To Reardon, these patterns suggest that it isn’t simply that the quality of schools is unequal or even that students from low-income families tend to have fewer resources to set them up for academic success. Instead, he said, it reflects something discriminatory in how opportunity itself is structured in this country.
“The single best correlate,” said Reardon, “if you just had to pick one thing, of the racial achievement gap is not the differences in family backgrounds, it’s the segregation level.”
That’s not to say socioeconomic status didn’t play a role as well. Because wealth is so tied to race in the country, noted Reardon, segregation usually involves both class and race and means that black students are much more likely to attend socioeconomically disadvantaged schools than white students, for example. “Segregation is deeply implicated in the patterns of inequality of opportunity,” said Reardon.
Like an inkblot of social ills, the stark contrasts and persistent gaps between students based on race and socioeconomic status are clear enough in a chart but their meaning is up for debate, and has been for decades.

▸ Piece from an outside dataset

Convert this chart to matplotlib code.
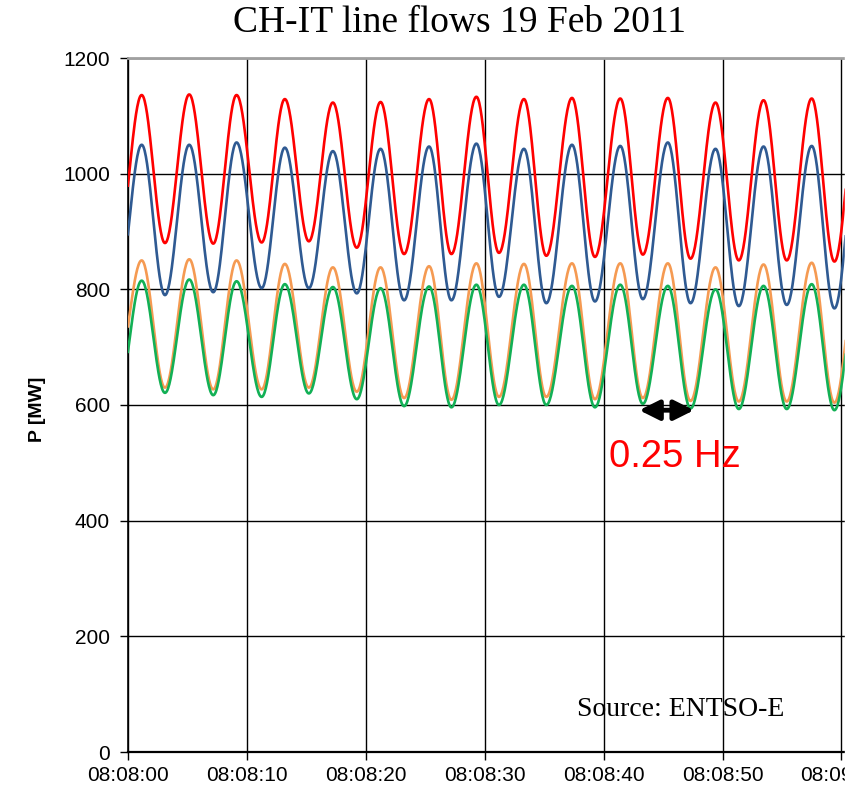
import numpy as np
import matplotlib
matplotlib.use('Agg')
import matplotlib.pyplot as plt
from matplotlib.patches import Rectangle

plt.rcParams['font.family'] = 'Liberation Sans'

# times (s after 08:08:00) of the swing extremes, trough/peak alternating
ext_t = [-0.9, 1.15, 3.11, 5.15, 7.17, 9.13, 11.24, 13.19, 15.21, 17.23,
         19.24, 21.24, 23.22, 25.32, 27.20, 29.30, 31.20, 33.30, 35.18, 37.34,
         39.27, 41.40, 43.30, 45.40, 47.31, 49.41, 51.37, 53.45, 55.40, 57.50,
         59.41, 61.45]

# line flows in MW at those extremes
red = [875, 1136, 880, 1137, 879, 1136, 881, 1129, 883, 1123,
       872, 1124, 861, 1129, 861, 1133, 863, 1129, 858, 1131,
       856, 1130, 860, 1131, 853, 1123, 850, 1127, 850, 1130,
       848, 1130]
blue = [792, 1050, 790, 1050, 795, 1054, 802, 1045, 802, 1039,
        793, 1043, 781, 1047, 781, 1052, 787, 1043, 776, 1050,
        779, 1048, 783, 1054, 776, 1043, 771, 1047, 773, 1048,
        767, 1050]
orange = [660, 850, 630, 852, 627, 850, 627, 844, 630, 838,
          623, 838, 612, 840, 609, 845, 614, 844, 614, 845,
          610, 845, 612, 845, 607, 838, 606, 843, 606, 846,
          604, 846]
green = [610, 815, 621, 817, 617, 814, 614, 809, 620, 804,
         610, 802, 598, 805, 596, 808, 600, 808, 600, 806,
         596, 808, 602, 806, 594, 800, 593, 806, 593, 809,
         591, 809]

tick_pos = [0, 10, 20, 30, 40, 50, 60]
tick_lab = ['08:08:00', '08:08:10', '08:08:20', '08:08:30',
            '08:08:40', '08:08:50', '08:09:00']


def swing(t, v):
    # half-cosine between consecutive extremes
    xs, ys = [], []
    for i in range(len(t) - 1):
        s = np.linspace(0, 1, 40)
        xs.append(t[i] + s * (t[i + 1] - t[i]))
        ys.append(v[i] + (v[i + 1] - v[i]) * (1 - np.cos(np.pi * s)) / 2)
    return np.concatenate(xs), np.concatenate(ys)


fig = plt.figure(figsize=(8.66, 7.9), dpi=100)
ax = fig.add_axes([128 / 866, 38 / 790, 717 / 866, 694 / 790])

for vals, col in [(red, '#FF0000'), (blue, '#2F5A92'),
                  (orange, '#F59A52'), (green, '#12B055')]:
    x, y = swing(ext_t, vals)
    ax.plot(x, y, color=col, lw=1.9, zorder=3)

ax.set_xlim(0, 60.3)
ax.set_ylim(0, 1200)
ax.set_xticks(tick_pos)
ax.set_xticklabels(tick_lab)
ax.set_yticks(range(0, 1201, 200))
ax.grid(True, color='black', lw=1.0, zorder=1)
ax.set_axisbelow(True)
ax.tick_params(axis='both', labelsize=15, length=6, width=1,
               direction='out', colors='black')
ax.tick_params(axis='y', pad=7)
ax.tick_params(axis='x', pad=4)

ax.spines['right'].set_visible(False)
ax.spines['top'].set_color('#A0A0A0')
ax.spines['top'].set_linewidth(2)
ax.spines['bottom'].set_linewidth(1.6)
ax.spines['left'].set_linewidth(1.2)

# 0.25 Hz marker
ax.annotate('', xy=(43.0, 591), xytext=(47.6, 591),
            arrowprops=dict(arrowstyle='<|-|>', color='black', lw=3.5,
                            mutation_scale=30, shrinkA=0, shrinkB=0),
            zorder=5)
ax.text(46.0, 510, '0.25 Hz', color='#FF0000', fontsize=27.5,
        ha='center', va='center')

fig.text(37 / 866, 1 - 409 / 790, 'P [MW]', rotation=90, fontsize=14,
         fontweight='bold', ha='center', va='center')
fig.text(460 / 866, 1 - 23 / 790, 'CH-IT line flows 19 Feb 2011',
         family='Liberation Serif', fontsize=27, ha='center', va='center')
fig.text(681 / 866, 1 - 710 / 790, 'Source: ENTSO-E',
         family='Liberation Serif', fontsize=20, ha='center', va='center')

# picture is cropped on the right
fig.patches.append(Rectangle((845 / 866, 0), 1, 1, transform=fig.transFigure,
                             color='white', zorder=10))

plt.savefig('out.png', dpi=100)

When the education field marked the 50th anniversary of the landmark Coleman Report in 2016, the concerns of that study, conducted in the wake of desegregation rulings to assess the country’s progress, were still concerning.

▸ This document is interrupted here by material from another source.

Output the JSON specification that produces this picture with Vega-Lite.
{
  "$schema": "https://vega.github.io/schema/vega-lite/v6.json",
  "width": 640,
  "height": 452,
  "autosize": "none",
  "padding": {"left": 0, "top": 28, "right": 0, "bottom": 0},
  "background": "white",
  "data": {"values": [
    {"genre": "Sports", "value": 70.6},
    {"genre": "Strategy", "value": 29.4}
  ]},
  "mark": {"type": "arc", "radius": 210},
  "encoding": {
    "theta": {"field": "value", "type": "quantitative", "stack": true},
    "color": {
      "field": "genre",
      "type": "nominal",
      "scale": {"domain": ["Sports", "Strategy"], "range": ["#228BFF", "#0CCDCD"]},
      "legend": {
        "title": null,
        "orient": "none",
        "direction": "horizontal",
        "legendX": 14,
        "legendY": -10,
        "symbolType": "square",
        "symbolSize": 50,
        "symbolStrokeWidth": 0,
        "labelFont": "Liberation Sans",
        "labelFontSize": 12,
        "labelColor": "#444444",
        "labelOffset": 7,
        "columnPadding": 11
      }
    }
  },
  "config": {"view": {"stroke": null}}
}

Led by sociologist James Coleman, the team of researchers behind the report sought to document how segregated the schools still were and the corresponding variation in quality of schools. The report also set out to “discern possible relationships between students’ achievement, on the one hand, and the kinds of schools they attend on the other,” and to assess whether educational inequality was more about inequality in schools or inequality in the homes and neighborhoods the students came from.

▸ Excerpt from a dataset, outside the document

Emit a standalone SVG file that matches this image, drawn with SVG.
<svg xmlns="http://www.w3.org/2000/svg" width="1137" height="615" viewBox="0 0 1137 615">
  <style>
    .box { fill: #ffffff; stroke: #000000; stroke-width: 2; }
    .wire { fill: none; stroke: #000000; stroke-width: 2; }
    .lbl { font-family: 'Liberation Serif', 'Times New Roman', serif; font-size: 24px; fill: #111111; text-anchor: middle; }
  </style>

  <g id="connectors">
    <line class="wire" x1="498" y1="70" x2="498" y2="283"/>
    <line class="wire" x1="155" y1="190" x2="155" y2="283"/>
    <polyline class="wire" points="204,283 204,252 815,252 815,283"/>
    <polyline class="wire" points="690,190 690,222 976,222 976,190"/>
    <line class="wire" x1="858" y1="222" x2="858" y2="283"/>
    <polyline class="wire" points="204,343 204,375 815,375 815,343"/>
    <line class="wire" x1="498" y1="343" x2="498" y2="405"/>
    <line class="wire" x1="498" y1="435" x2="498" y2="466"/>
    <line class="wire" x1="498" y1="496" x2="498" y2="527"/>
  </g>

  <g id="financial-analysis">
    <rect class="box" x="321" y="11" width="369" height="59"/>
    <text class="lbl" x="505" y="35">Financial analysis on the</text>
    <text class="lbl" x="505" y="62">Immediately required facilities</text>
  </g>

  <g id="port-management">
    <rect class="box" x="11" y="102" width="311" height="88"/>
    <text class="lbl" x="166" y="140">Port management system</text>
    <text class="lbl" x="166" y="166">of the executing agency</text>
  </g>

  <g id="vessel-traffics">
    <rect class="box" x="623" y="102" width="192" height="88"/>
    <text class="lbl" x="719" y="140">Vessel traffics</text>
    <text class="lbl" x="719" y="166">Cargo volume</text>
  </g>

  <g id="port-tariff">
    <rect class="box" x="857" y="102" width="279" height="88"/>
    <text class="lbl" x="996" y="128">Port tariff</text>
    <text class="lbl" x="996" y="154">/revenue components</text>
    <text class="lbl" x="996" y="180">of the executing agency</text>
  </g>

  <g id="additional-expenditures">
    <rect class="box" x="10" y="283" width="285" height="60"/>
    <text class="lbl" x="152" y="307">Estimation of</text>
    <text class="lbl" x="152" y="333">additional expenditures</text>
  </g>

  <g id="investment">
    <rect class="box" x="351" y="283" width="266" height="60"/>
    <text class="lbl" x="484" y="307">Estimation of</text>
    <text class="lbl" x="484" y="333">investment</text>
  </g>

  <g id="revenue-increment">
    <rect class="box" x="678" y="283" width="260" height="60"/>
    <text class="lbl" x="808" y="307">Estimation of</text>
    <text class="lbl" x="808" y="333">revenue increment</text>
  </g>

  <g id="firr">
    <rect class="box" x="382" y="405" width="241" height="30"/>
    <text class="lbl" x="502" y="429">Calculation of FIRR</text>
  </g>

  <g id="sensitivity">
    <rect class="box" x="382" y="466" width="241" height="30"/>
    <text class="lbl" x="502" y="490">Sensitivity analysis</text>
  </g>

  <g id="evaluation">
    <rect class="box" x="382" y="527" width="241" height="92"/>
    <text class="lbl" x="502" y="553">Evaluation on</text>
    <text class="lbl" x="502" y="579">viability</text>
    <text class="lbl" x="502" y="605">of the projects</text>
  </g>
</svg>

More than half a century later those questions are still animating much of education research.
“This is sort of a central question because, if the reason that low-income school districts have low test scores and low opportunities is because they have less high quality school systems, then we ought to really invest in fixing those school systems,” said Reardon. “But if it’s because of things beyond the school’s control,” including socioeconomic segregation, “then maybe the place we should invest isn’t primarily in the school system or only in the school system, but we ought to think about investing as much in opportunities outside the school system.”
Indeed, Reardon said, the data shows that students are coming to school already bearing the marks of socioeconomic inequality. And those gaps often worsen over time.
“It’d be a lot easier for the schools to do their work if we figured out how to get kids on an even playing field by the time they got in the door,” he said.
“We see this very consistent pattern,” explained Reardon, “economic disparities between communities or between groups within communities is enormously predictive,” as is the relative segregation between groups. “Any strategy we have that’s going to have a hope of reducing [performance gaps], has to have those as part of its target,” said Reardon. “Anything else runs the risk of fiddling around the edges while there’s this enormous structural inequality in place.”